"""

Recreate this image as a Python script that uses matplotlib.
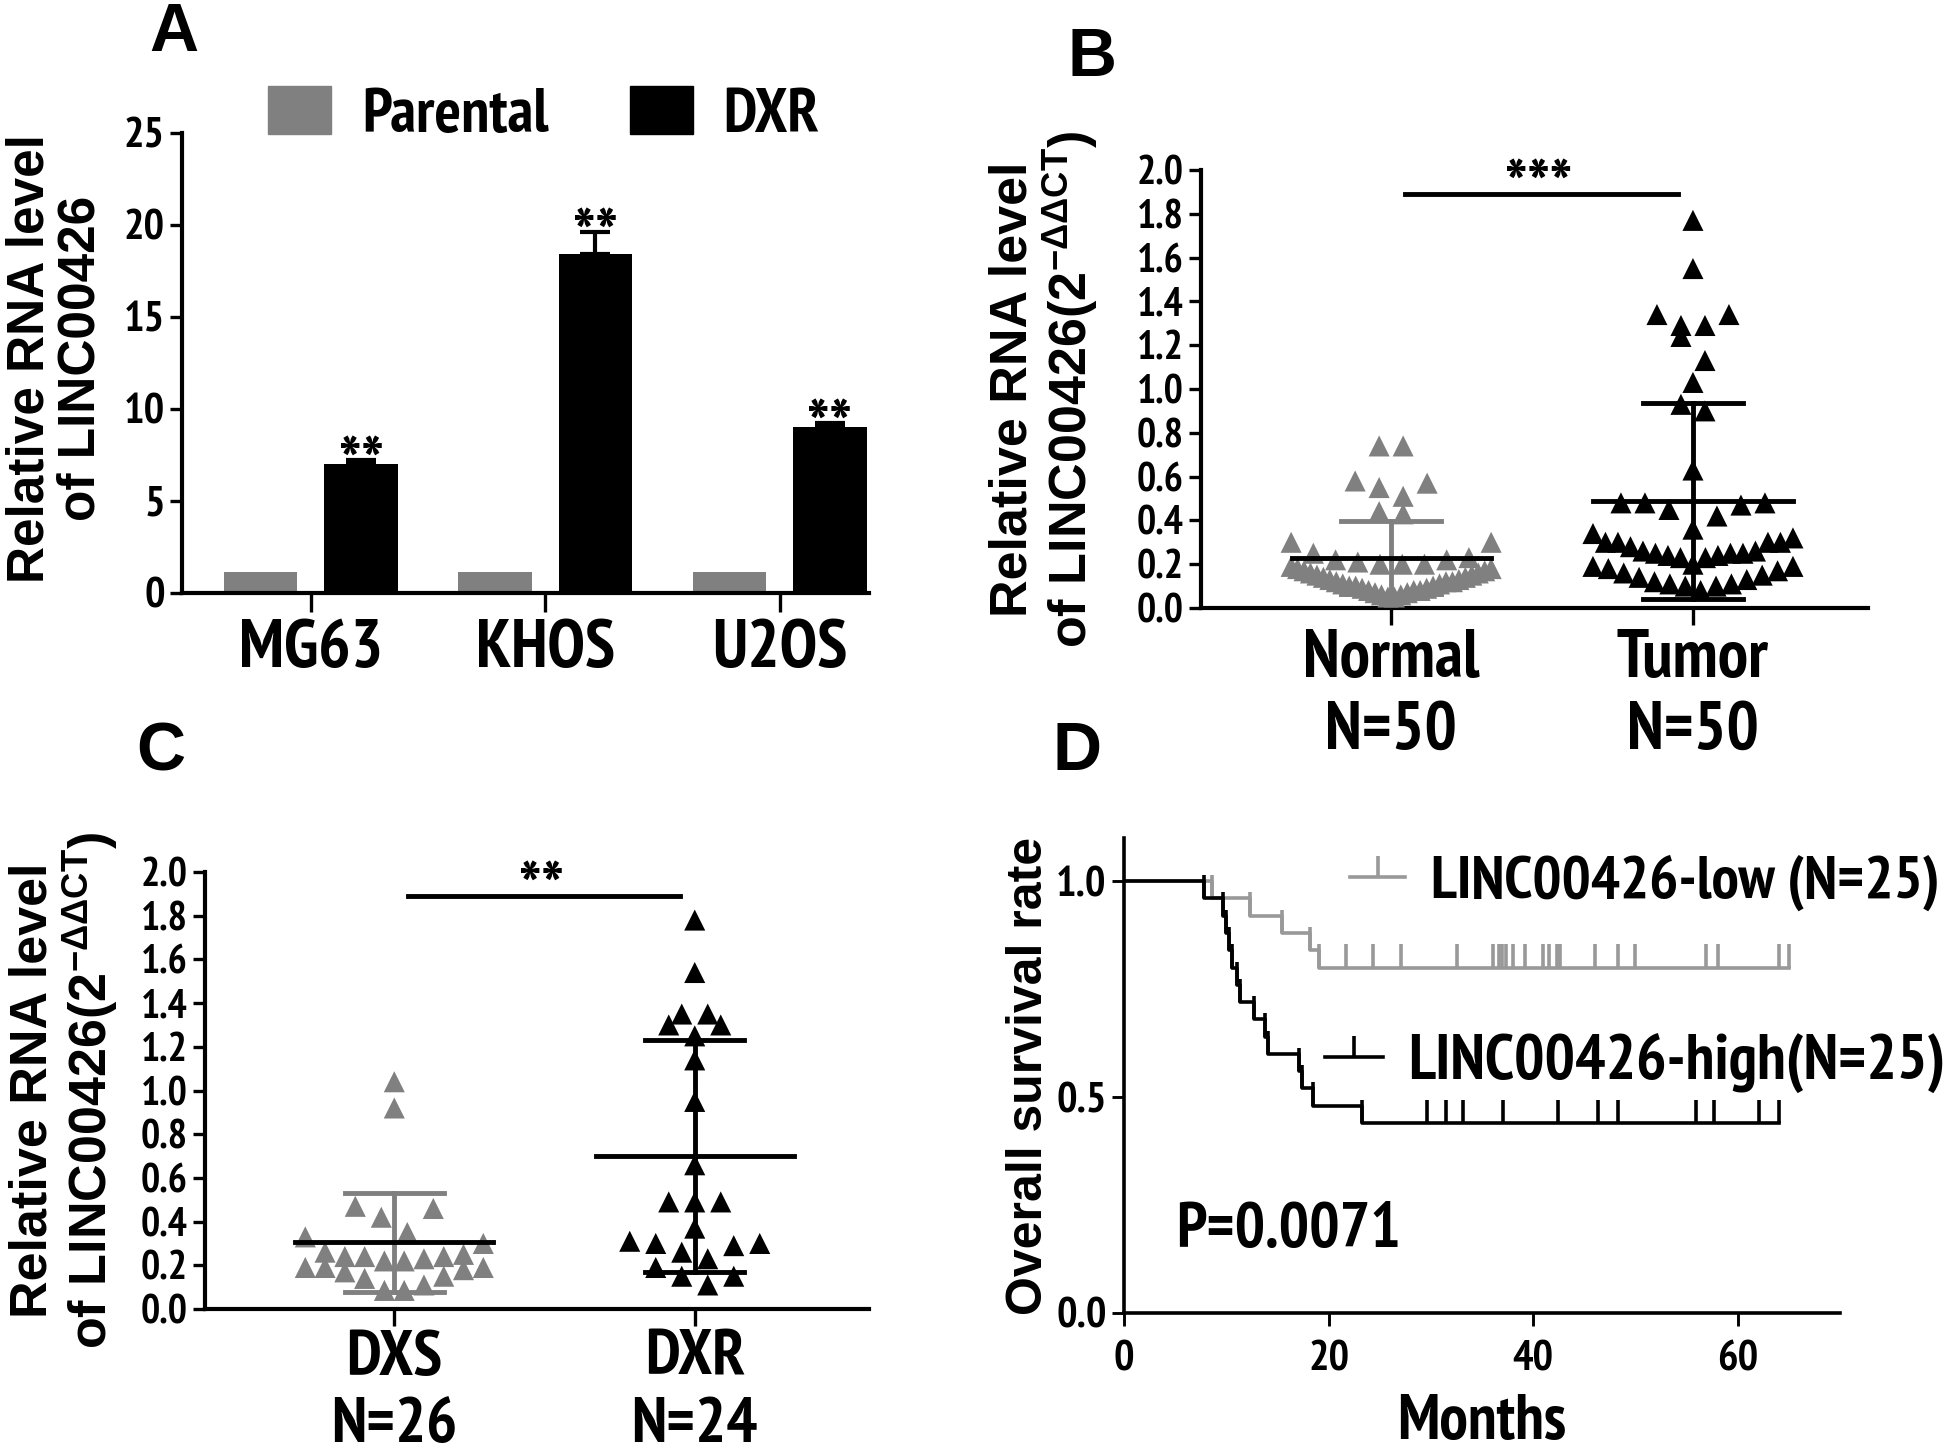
import numpy as np
import matplotlib
matplotlib.use("Agg")
import matplotlib.pyplot as plt
from matplotlib.path import Path
from matplotlib.lines import Line2D
from matplotlib.patches import Patch

NARROW = ['PT Sans Narrow', 'Fira Sans Condensed', 'Liberation Sans', 'DejaVu Sans']
WIDE = ['Liberation Sans', 'DejaVu Sans']
plt.rcParams['font.family'] = NARROW
plt.rcParams['font.weight'] = 'bold'
plt.rcParams['axes.labelweight'] = 'bold'
plt.rcParams['mathtext.fontset'] = 'custom'
plt.rcParams['mathtext.rm'] = 'Liberation Sans:bold'
plt.rcParams['mathtext.it'] = 'Liberation Sans:bold'
plt.rcParams['mathtext.bf'] = 'Liberation Sans:bold'

GREY = '#808080'
LGREY = '#999999'

# ---- panel A : qPCR in cell lines
cell_lines = ['MG63', 'KHOS', 'U2OS']
parental = [1.15, 1.15, 1.15]
dxr = [7.0, 18.4, 9.0]
dxr_err = [0.25, 1.2, 0.25]

# ---- panel B : tissue samples
normal_vals = [0.74, 0.74, 0.58, 0.57, 0.55, 0.51, 0.44, 0.43, 0.30, 0.30,
               0.25, 0.22, 0.21, 0.20, 0.20, 0.20, 0.22, 0.23,
               0.05, 0.05, 0.06, 0.06, 0.07, 0.07, 0.08, 0.08, 0.08, 0.09,
               0.09, 0.10, 0.10, 0.10, 0.11, 0.11, 0.12, 0.12, 0.12, 0.13,
               0.13, 0.14, 0.14, 0.15, 0.15, 0.16, 0.16, 0.17, 0.17, 0.18,
               0.18, 0.19]
tumor_vals = [1.77, 1.55, 1.34, 1.34, 1.29, 1.29, 1.24, 1.13, 1.03, 0.93,
              0.90, 0.63, 0.48, 0.47, 0.48, 0.48, 0.45, 0.42, 0.36, 0.34,
              0.32, 0.30, 0.30, 0.30, 0.30, 0.28, 0.26, 0.25, 0.24, 0.23,
              0.23, 0.24, 0.25, 0.25, 0.26, 0.19, 0.17, 0.15, 0.14, 0.16,
              0.18, 0.20, 0.19, 0.11, 0.10, 0.10, 0.11, 0.12, 0.13, 0.08]
b_groups = ['Normal\nN=50', 'Tumor\nN=50']
b_mean = [0.23, 0.49]
b_sd = [0.165, 0.447]

# ---- panel C : DXS vs DXR
dxs_vals = [1.04, 0.92, 0.46, 0.47, 0.42, 0.35, 0.33, 0.30, 0.26, 0.24,
            0.24, 0.22, 0.22, 0.23, 0.24, 0.25, 0.19, 0.18, 0.15, 0.17,
            0.19, 0.19, 0.14, 0.11, 0.085, 0.085]
dxrc_vals = [1.78, 1.54, 1.35, 1.35, 1.30, 1.30, 1.25, 1.14, 0.95, 0.66,
             0.49, 0.49, 0.49, 0.37, 0.30, 0.29, 0.26, 0.30, 0.31, 0.23,
             0.19, 0.15, 0.15, 0.11]
c_groups = ['DXS\nN=26', 'DXR\nN=24']
c_mean = [0.305, 0.70]
c_sd = [0.225, 0.53]

# ---- panel D : Kaplan-Meier
low_event_t = [8.65, 12.35, 15.4, 18.2, 19.1]
low_levels = [0.96, 0.92, 0.88, 0.84, 0.80]
low_censor_t = [21.7, 24.3, 27.05, 32.6, 36.1, 36.7, 37.0, 37.3, 38.0, 39.2,
                41.0, 41.55, 42.35, 42.6, 46.0, 48.3, 50.0, 56.9, 58.1, 64.0, 65.0]
low_end = 65.0
high_event_t = [7.8, 9.7, 10.0, 10.3, 10.6, 11.0, 11.3, 12.7, 13.8, 14.1,
                17.1, 17.4, 18.5, 23.3]
high_levels = [0.96, 0.92, 0.88, 0.84, 0.80, 0.76, 0.72, 0.68, 0.64, 0.60,
               0.56, 0.52, 0.48, 0.44]
high_censor_t = [29.6, 31.5, 33.1, 37.1, 42.4, 46.3, 48.3, 55.9, 57.7, 62.1, 64.0]
high_end = 64.0

W, H = 1946, 1455
fig = plt.figure(figsize=(W / 100, H / 100), dpi=100)


def box(l, r, t, b):
    return [l / W, 1 - b / H, (r - l) / W, (b - t) / H]


def style(ax, lw=3.0):
    for s in ['top', 'right']:
        ax.spines[s].set_visible(False)
    for s in ['left', 'bottom']:
        ax.spines[s].set_linewidth(lw)
    ax.tick_params(width=lw * 0.8, length=9, direction='out')


def row_scatter(ax, vals, center, origin, bin_h, gap_px, half_px):
    # prism-like column scatter: values grouped in rows, spread centre-out
    vals = np.asarray(vals, float)
    ppu = ax.transData.transform((1, 0))[0] - ax.transData.transform((0, 0))[0]
    off = np.zeros(len(vals))
    rows = np.floor((vals - origin) / bin_h + 1e-9).astype(int)
    for r in np.unique(rows):
        idx = np.where(rows == r)[0]
        idx = idx[np.argsort(vals[idx], kind='stable')]
        n = len(idx)
        s = gap_px if n < 2 else min(gap_px, 2 * half_px / (n - 1))
        pos = (np.arange(n) - (n - 1) / 2) * s
        slots = pos[np.lexsort((-pos, np.round(np.abs(pos), 6)))]
        off[idx] = slots
    return center + off / ppu


def dot_panel(ax, groups_vals, colors, labels, means, sds, stars, lab_size, lay):
    ax.set_xlim(-0.63, 1.58)
    ax.set_ylim(0, 2.0)
    ax.set_yticks(np.arange(0, 2.01, 0.2))
    ax.set_yticklabels(['%.1f' % v for v in np.arange(0, 2.01, 0.2)], fontsize=29)
    ax.set_xticks([0, 1])
    ax.set_xticklabels(labels, fontsize=lab_size, linespacing=1.2)
    ax.tick_params(axis='x', length=12, pad=3)
    for k, (vals, col) in enumerate(zip(groups_vals, colors)):
        xs = row_scatter(ax, vals, k, *lay)
        ax.scatter(xs, vals, marker='^', s=230, color=col, edgecolors='none',
                   zorder=3, clip_on=False)
        m, sd = means[k], sds[k]
        ax.plot([k, k], [m - sd, m + sd], color=col, lw=3.5, zorder=4)
        ax.plot([k - 0.165, k + 0.165], [m + sd] * 2, color=col, lw=3.5, zorder=4)
        ax.plot([k - 0.165, k + 0.165], [m - sd] * 2, color=col, lw=3.5, zorder=4)
        ax.plot([k - 0.33, k + 0.33], [m, m], color='black', lw=3.5, zorder=4)
    ax.plot([0.046, 0.952], [1.89, 1.89], color='black', lw=3.5, clip_on=False)
    ax.text(0.49, 1.905, stars, ha='center', va='center', fontsize=50)


# ---------------- A
axA = fig.add_axes(box(182, 869, 133, 593))
style(axA)
xA = np.arange(len(cell_lines))
axA.bar(xA - 0.215, parental, 0.313, color=GREY)
axA.bar(xA + 0.213, dxr, 0.313, color='black')
axA.errorbar(xA + 0.213, dxr, yerr=[np.zeros(3), dxr_err], fmt='none', ecolor='black',
             elinewidth=3, capsize=11, capthick=3)
for x, v, e in zip(xA, dxr, dxr_err):
    axA.text(x + 0.213, v + e - 0.45, '**', ha='center', va='center', fontsize=50)
axA.set_xlim(-0.55, 2.38)
axA.set_ylim(0, 25)
axA.set_yticks(range(0, 26, 5))
axA.tick_params(axis='y', labelsize=31)
axA.set_xticks(xA)
axA.set_xticklabels(cell_lines, fontsize=49)
axA.tick_params(axis='x', length=14, pad=5)
axA.set_ylabel('Relative RNA level\nof LINC00426', fontsize=37, family=WIDE, linespacing=1.05)
axA.yaxis.set_label_coords(-0.112, 0.51)
fig.legend([Patch(color=GREY), Patch(color='black')], ['Parental', 'DXR'], ncol=2,
           loc='center', bbox_to_anchor=(544 / W, 1 - 115 / H), frameon=False,
           fontsize=45, handlelength=1.0, handleheight=0.8, handletextpad=0.5,
           columnspacing=1.3)

# ---------------- B
axB = fig.add_axes(box(1201, 1868, 170, 608))
style(axB)
dot_panel(axB, [normal_vals, tumor_vals], [GREY, 'black'], b_groups, b_mean, b_sd, '***',
          lab_size=49, lay=(0.05, 0.15, 24, 100))
axB.set_ylabel('Relative RNA level\nof LINC00426(2$^{-ΔΔCT}$)', fontsize=37.5, family=WIDE,
               linespacing=1.05)
axB.yaxis.set_label_coords(-0.152, 0.5)

# ---------------- C
axC = fig.add_axes(box(205, 869, 872, 1309))
style(axC)
dot_panel(axC, [dxs_vals, dxrc_vals], [GREY, 'black'], c_groups, c_mean, c_sd, '**',
          lab_size=47, lay=(0.06, 0.14, 26, 89))
axC.set_ylabel('Relative RNA level\nof LINC00426(2$^{-ΔΔCT}$)', fontsize=37.5, family=WIDE,
               linespacing=1.05)
axC.yaxis.set_label_coords(-0.128, 0.5)

# ---------------- D
axD = fig.add_axes(box(1124, 1840, 838, 1313))
style(axD, lw=2.6)
tick_h = 0.054
for ev, lev, cen, end, col in [(low_event_t, low_levels, low_censor_t, low_end, LGREY),
                               (high_event_t, high_levels, high_censor_t, high_end, 'black')]:
    axD.step([0] + ev + [end], [1.0] + lev + [lev[-1]], where='post', color=col, lw=2.6)
    axD.vlines(ev, lev, np.array(lev) + tick_h, color=col, lw=2.6)
    axD.vlines(cen, lev[-1], lev[-1] + tick_h, color=col, lw=2.6)
axD.set_xlim(0, 70)
axD.set_ylim(0, 1.1)
axD.set_xticks([0, 20, 40, 60])
axD.set_yticks([0, 0.5, 1.0])
axD.set_yticklabels(['0.0', '0.5', '1.0'])
axD.tick_params(labelsize=31)
axD.tick_params(axis='x', pad=11)
axD.set_xlabel('Months', fontsize=46, labelpad=10)
axD.set_ylabel('Overall survival rate', fontsize=36, family=WIDE)
axD.yaxis.set_label_coords(-0.10, 0.5)
axD.text(5.1, 0.19, 'P=0.0071', fontsize=46, va='center', ha='left')

tick_path = Path([(0, 0), (0, 1)], [Path.MOVETO, Path.LINETO])
legD1 = axD.legend([Line2D([], [], color=LGREY, lw=2.6, marker=tick_path, markersize=30,
                           markeredgewidth=2.6)], ['LINC00426-low (N=25)'],
                   loc='center left', bbox_to_anchor=(0.316, 0.905),
                   frameon=False, fontsize=44, handlelength=0.9, handletextpad=0.42,
                   borderaxespad=0, borderpad=0)
axD.add_artist(legD1)
axD.legend([Line2D([], [], color='black', lw=2.6, marker=tick_path, markersize=30,
                   markeredgewidth=2.6)], ['LINC00426-high(N=25)'],
           loc='center left', bbox_to_anchor=(0.281, 0.525),
           frameon=False, fontsize=46, handlelength=0.9, handletextpad=0.4,
           borderaxespad=0, borderpad=0)

# panel letters
for letter, (x, y) in zip('ABCD', [(174, 33), (1092, 58), (161, 752), (1077, 752)]):
    fig.text(x / W, 1 - y / H, letter, ha='center', va='center', fontsize=49,
             family=WIDE, weight='bold')

fig.savefig('out.png', dpi=100)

"""

### TASK DETAILS:
Restate the data word for word from its first line through the line with "dxr_err = [0.25, 1.2, 0.25]", leaving out any picture along the way.

### THE COMPLETED TASK:
Recreate this image as a Python script that uses matplotlib.
import numpy as np
import matplotlib
matplotlib.use("Agg")
import matplotlib.pyplot as plt
from matplotlib.path import Path
from matplotlib.lines import Line2D
from matplotlib.patches import Patch

NARROW = ['PT Sans Narrow', 'Fira Sans Condensed', 'Liberation Sans', 'DejaVu Sans']
WIDE = ['Liberation Sans', 'DejaVu Sans']
plt.rcParams['font.family'] = NARROW
plt.rcParams['font.weight'] = 'bold'
plt.rcParams['axes.labelweight'] = 'bold'
plt.rcParams['mathtext.fontset'] = 'custom'
plt.rcParams['mathtext.rm'] = 'Liberation Sans:bold'
plt.rcParams['mathtext.it'] = 'Liberation Sans:bold'
plt.rcParams['mathtext.bf'] = 'Liberation Sans:bold'

GREY = '#808080'
LGREY = '#999999'

# ---- panel A : qPCR in cell lines
cell_lines = ['MG63', 'KHOS', 'U2OS']
parental = [1.15, 1.15, 1.15]
dxr = [7.0, 18.4, 9.0]
dxr_err = [0.25, 1.2, 0.25]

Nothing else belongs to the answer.